## TASK BRIEF
Write out the complete material exactly as it stands.

===

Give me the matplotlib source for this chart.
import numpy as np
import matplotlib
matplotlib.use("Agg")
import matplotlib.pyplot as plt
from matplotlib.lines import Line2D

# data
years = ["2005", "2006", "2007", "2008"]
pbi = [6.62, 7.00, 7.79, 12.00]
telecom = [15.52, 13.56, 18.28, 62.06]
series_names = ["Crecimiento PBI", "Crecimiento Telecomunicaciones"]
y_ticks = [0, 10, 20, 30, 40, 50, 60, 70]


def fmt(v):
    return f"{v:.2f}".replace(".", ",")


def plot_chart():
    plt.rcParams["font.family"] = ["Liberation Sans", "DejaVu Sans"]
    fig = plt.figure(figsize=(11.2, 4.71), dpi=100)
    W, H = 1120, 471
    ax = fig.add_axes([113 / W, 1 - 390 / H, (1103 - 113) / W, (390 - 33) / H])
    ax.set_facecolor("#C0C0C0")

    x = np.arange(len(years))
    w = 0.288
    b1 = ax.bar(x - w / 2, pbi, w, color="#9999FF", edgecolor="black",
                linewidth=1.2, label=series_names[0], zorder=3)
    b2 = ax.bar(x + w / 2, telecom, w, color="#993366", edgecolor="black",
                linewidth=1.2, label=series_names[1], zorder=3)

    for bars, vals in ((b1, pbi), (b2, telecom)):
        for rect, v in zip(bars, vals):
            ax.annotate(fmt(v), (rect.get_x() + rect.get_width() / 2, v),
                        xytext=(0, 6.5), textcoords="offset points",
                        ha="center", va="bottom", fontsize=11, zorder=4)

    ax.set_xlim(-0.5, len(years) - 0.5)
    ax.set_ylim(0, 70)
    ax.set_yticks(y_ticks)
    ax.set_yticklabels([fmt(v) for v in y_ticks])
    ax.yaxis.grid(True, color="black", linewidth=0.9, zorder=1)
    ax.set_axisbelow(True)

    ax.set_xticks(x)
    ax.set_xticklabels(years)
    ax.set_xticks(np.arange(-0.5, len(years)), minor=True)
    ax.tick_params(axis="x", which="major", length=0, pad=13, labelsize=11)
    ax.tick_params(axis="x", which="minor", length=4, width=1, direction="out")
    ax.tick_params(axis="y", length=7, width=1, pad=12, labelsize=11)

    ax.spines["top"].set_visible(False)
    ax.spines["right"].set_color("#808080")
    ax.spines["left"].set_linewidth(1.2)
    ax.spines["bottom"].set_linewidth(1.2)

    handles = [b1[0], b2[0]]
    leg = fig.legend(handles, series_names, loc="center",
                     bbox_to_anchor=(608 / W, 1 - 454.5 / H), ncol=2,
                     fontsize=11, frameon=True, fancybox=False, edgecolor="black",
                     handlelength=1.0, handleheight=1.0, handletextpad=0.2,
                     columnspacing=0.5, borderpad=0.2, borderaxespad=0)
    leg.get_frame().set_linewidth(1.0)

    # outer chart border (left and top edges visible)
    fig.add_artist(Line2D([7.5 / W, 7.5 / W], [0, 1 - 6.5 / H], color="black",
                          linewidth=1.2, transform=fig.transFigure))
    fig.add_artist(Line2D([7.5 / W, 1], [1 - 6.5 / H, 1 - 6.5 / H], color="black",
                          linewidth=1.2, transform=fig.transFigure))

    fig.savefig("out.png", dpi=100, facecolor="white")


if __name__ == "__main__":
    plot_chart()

===

## TASK RESULT
Give me the matplotlib source for this chart.
import numpy as np
import matplotlib
matplotlib.use("Agg")
import matplotlib.pyplot as plt
from matplotlib.lines import Line2D

# data
years = ["2005", "2006", "2007", "2008"]
pbi = [6.62, 7.00, 7.79, 12.00]
telecom = [15.52, 13.56, 18.28, 62.06]
series_names = ["Crecimiento PBI", "Crecimiento Telecomunicaciones"]
y_ticks = [0, 10, 20, 30, 40, 50, 60, 70]


def fmt(v):
    return f"{v:.2f}".replace(".", ",")


def plot_chart():
    plt.rcParams["font.family"] = ["Liberation Sans", "DejaVu Sans"]
    fig = plt.figure(figsize=(11.2, 4.71), dpi=100)
    W, H = 1120, 471
    ax = fig.add_axes([113 / W, 1 - 390 / H, (1103 - 113) / W, (390 - 33) / H])
    ax.set_facecolor("#C0C0C0")

    x = np.arange(len(years))
    w = 0.288
    b1 = ax.bar(x - w / 2, pbi, w, color="#9999FF", edgecolor="black",
                linewidth=1.2, label=series_names[0], zorder=3)
    b2 = ax.bar(x + w / 2, telecom, w, color="#993366", edgecolor="black",
                linewidth=1.2, label=series_names[1], zorder=3)

    for bars, vals in ((b1, pbi), (b2, telecom)):
        for rect, v in zip(bars, vals):
            ax.annotate(fmt(v), (rect.get_x() + rect.get_width() / 2, v),
                        xytext=(0, 6.5), textcoords="offset points",
                        ha="center", va="bottom", fontsize=11, zorder=4)

    ax.set_xlim(-0.5, len(years) - 0.5)
    ax.set_ylim(0, 70)
    ax.set_yticks(y_ticks)
    ax.set_yticklabels([fmt(v) for v in y_ticks])
    ax.yaxis.grid(True, color="black", linewidth=0.9, zorder=1)
    ax.set_axisbelow(True)

    ax.set_xticks(x)
    ax.set_xticklabels(years)
    ax.set_xticks(np.arange(-0.5, len(years)), minor=True)
    ax.tick_params(axis="x", which="major", length=0, pad=13, labelsize=11)
    ax.tick_params(axis="x", which="minor", length=4, width=1, direction="out")
    ax.tick_params(axis="y", length=7, width=1, pad=12, labelsize=11)

    ax.spines["top"].set_visible(False)
    ax.spines["right"].set_color("#808080")
    ax.spines["left"].set_linewidth(1.2)
    ax.spines["bottom"].set_linewidth(1.2)

    handles = [b1[0], b2[0]]
    leg = fig.legend(handles, series_names, loc="center",
                     bbox_to_anchor=(608 / W, 1 - 454.5 / H), ncol=2,
                     fontsize=11, frameon=True, fancybox=False, edgecolor="black",
                     handlelength=1.0, handleheight=1.0, handletextpad=0.2,
                     columnspacing=0.5, borderpad=0.2, borderaxespad=0)
    leg.get_frame().set_linewidth(1.0)

    # outer chart border (left and top edges visible)
    fig.add_artist(Line2D([7.5 / W, 7.5 / W], [0, 1 - 6.5 / H], color="black",
                          linewidth=1.2, transform=fig.transFigure))
    fig.add_artist(Line2D([7.5 / W, 1], [1 - 6.5 / H, 1 - 6.5 / H], color="black",
                          linewidth=1.2, transform=fig.transFigure))

    fig.savefig("out.png", dpi=100, facecolor="white")


if __name__ == "__main__":
    plot_chart()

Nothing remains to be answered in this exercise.